▶ STATED EXERCISE
Records follow. Select each line holding "this".

▶ RECORDED DATA
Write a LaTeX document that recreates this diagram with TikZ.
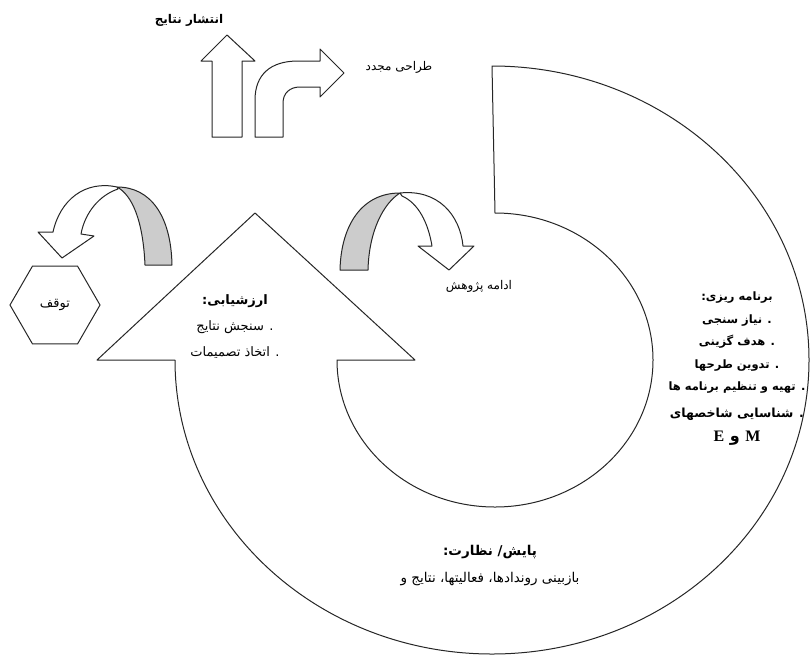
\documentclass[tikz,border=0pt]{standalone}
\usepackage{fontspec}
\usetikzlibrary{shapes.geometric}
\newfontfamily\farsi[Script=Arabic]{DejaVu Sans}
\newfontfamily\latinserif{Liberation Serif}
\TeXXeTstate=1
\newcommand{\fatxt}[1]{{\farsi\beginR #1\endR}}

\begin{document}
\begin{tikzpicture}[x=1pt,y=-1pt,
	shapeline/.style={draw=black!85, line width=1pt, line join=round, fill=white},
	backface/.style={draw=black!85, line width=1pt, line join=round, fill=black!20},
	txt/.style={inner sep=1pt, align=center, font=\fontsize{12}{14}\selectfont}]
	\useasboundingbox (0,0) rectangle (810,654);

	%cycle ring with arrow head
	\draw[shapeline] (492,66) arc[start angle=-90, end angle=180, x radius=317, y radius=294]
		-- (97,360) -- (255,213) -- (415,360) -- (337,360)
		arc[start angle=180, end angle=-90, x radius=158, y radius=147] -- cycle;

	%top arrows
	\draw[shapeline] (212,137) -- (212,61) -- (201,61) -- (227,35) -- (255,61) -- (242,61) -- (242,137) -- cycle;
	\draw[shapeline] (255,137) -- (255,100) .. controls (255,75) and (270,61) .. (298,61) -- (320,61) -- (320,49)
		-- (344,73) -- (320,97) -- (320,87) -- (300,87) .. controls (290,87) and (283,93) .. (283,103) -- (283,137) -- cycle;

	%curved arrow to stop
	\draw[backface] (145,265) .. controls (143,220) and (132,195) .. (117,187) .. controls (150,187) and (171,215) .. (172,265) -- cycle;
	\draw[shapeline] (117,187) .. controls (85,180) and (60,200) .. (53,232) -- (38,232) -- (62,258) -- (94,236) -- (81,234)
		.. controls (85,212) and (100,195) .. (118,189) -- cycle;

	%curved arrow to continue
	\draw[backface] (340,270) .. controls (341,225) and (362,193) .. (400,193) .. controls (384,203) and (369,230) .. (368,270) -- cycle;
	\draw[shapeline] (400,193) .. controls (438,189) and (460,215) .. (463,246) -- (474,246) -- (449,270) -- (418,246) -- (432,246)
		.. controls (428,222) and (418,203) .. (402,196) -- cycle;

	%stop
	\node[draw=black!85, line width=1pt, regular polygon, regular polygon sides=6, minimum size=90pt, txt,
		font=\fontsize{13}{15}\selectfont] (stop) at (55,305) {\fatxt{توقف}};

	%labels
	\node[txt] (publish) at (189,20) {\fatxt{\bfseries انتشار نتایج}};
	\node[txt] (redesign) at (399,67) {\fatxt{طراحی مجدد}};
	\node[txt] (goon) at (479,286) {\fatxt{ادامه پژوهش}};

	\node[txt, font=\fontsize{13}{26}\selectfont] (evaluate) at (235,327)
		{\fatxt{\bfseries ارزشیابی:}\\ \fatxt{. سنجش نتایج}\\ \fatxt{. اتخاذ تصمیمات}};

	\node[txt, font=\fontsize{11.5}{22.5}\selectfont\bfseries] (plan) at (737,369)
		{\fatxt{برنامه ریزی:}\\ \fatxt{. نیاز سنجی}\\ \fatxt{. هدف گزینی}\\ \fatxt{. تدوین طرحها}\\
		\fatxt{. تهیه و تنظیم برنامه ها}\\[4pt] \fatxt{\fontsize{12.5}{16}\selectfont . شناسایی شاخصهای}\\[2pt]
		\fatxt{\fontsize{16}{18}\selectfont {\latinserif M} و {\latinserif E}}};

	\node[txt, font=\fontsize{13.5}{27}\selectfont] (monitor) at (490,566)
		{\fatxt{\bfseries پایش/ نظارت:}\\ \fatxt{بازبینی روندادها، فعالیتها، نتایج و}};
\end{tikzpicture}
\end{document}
--
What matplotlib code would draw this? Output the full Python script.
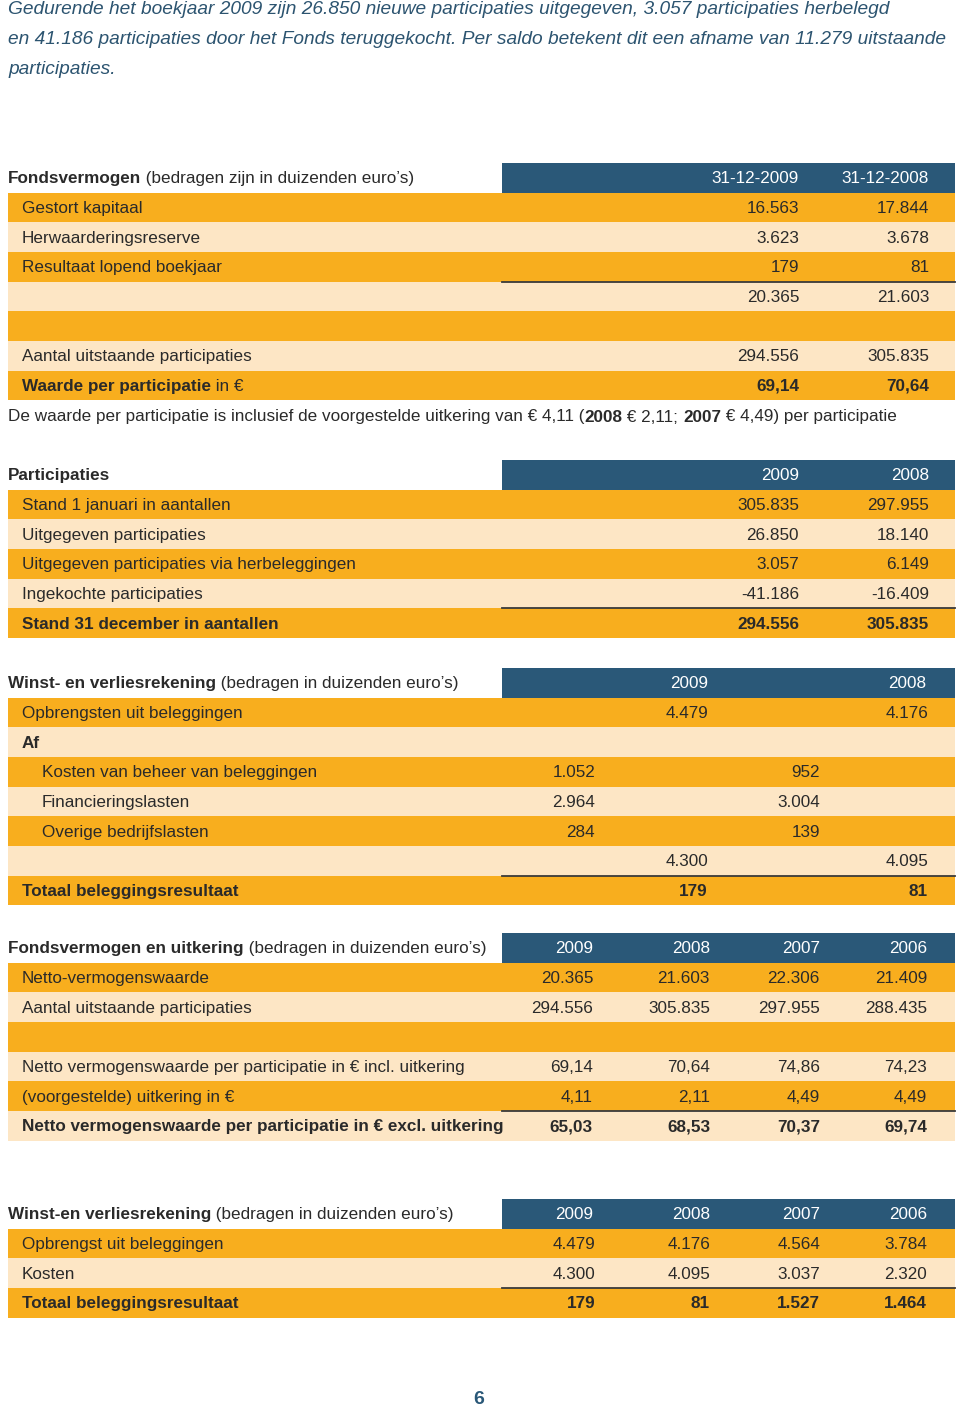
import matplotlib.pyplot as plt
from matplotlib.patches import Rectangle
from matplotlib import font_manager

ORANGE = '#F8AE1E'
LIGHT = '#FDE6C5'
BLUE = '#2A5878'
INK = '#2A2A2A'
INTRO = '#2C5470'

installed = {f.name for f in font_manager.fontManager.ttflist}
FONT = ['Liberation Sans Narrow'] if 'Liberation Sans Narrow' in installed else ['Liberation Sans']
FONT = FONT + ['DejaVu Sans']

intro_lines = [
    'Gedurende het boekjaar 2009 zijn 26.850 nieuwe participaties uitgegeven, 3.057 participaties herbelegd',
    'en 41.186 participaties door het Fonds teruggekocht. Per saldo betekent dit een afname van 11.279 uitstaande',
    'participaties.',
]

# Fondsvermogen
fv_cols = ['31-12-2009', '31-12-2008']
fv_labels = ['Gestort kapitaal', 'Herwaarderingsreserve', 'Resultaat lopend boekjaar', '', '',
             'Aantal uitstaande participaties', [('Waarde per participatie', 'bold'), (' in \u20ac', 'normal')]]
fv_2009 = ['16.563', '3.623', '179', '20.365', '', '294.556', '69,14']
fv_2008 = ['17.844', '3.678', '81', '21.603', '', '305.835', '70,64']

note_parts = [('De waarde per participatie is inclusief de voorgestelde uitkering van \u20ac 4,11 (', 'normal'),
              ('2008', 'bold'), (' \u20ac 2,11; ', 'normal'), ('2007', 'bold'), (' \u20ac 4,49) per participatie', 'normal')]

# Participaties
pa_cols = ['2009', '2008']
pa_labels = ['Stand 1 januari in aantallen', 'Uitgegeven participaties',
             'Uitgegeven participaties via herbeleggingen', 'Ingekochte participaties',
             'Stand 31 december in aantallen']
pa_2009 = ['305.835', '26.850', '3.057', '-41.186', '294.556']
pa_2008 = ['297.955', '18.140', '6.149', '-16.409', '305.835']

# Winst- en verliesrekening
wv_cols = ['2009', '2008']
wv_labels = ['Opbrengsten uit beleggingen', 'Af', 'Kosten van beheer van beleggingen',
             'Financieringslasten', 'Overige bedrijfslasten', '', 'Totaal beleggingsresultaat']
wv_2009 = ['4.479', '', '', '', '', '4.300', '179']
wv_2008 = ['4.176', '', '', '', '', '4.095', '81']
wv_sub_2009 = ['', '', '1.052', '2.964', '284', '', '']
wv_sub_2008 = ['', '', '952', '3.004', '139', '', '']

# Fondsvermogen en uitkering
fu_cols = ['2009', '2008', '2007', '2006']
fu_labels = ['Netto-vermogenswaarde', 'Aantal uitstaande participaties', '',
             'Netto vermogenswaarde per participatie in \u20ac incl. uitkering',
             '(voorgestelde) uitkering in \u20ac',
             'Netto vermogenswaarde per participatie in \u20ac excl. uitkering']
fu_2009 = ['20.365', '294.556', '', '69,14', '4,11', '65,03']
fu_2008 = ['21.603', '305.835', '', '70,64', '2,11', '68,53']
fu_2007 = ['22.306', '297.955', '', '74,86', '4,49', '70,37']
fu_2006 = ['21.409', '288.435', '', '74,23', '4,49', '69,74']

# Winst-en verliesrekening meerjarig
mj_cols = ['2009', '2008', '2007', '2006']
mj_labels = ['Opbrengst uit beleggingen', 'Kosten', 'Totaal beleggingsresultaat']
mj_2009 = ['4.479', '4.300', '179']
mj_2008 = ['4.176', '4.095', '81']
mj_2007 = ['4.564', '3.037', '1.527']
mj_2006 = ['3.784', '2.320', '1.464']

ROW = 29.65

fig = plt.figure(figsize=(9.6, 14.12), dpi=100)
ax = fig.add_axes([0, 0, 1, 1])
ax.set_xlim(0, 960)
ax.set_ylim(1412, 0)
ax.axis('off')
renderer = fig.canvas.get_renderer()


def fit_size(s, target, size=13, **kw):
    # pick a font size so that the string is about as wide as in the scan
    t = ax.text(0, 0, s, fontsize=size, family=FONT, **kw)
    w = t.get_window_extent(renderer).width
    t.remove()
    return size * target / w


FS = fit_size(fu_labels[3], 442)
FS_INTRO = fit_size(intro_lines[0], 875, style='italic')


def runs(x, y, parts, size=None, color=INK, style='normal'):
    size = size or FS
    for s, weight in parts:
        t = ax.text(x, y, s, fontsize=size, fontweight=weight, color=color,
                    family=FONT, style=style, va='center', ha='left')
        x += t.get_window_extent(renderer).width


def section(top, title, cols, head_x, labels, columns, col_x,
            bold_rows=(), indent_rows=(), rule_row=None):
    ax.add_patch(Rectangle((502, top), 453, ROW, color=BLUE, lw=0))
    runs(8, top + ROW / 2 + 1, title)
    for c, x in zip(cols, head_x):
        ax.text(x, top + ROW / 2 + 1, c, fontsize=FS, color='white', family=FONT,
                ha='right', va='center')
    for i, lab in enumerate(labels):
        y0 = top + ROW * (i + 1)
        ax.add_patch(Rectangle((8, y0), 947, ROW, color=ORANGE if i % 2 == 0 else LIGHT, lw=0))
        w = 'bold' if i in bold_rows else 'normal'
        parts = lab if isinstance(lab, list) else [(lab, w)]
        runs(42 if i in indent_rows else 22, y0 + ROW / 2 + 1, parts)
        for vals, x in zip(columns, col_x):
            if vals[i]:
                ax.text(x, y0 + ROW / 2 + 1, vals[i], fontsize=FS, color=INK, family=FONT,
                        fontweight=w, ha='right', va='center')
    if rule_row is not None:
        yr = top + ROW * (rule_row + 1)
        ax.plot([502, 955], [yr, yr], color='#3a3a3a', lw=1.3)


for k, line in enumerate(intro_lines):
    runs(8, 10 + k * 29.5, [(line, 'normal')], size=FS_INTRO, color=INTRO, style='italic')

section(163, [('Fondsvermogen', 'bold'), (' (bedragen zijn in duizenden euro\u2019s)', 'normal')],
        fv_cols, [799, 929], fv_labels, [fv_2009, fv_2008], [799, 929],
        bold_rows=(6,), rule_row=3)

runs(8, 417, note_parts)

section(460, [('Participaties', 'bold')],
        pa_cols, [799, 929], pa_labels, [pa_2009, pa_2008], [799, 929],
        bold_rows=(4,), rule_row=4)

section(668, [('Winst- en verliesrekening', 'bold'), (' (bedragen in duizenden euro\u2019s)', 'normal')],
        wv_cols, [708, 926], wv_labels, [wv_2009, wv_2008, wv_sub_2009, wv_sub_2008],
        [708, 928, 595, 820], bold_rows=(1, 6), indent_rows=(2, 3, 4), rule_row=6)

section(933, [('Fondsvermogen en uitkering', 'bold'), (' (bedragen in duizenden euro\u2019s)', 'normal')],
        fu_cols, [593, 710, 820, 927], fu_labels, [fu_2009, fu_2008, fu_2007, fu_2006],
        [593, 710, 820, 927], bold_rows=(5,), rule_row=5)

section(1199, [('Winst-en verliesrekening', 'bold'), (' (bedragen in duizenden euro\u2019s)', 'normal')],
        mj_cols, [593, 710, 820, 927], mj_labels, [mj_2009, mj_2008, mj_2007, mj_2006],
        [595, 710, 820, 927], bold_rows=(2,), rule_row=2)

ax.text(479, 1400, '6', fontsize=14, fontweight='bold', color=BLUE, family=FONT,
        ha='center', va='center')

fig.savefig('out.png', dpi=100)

▶ TASK RESPONSE
Write a LaTeX document that recreates this diagram with TikZ.
What matplotlib code would draw this? Output the full Python script.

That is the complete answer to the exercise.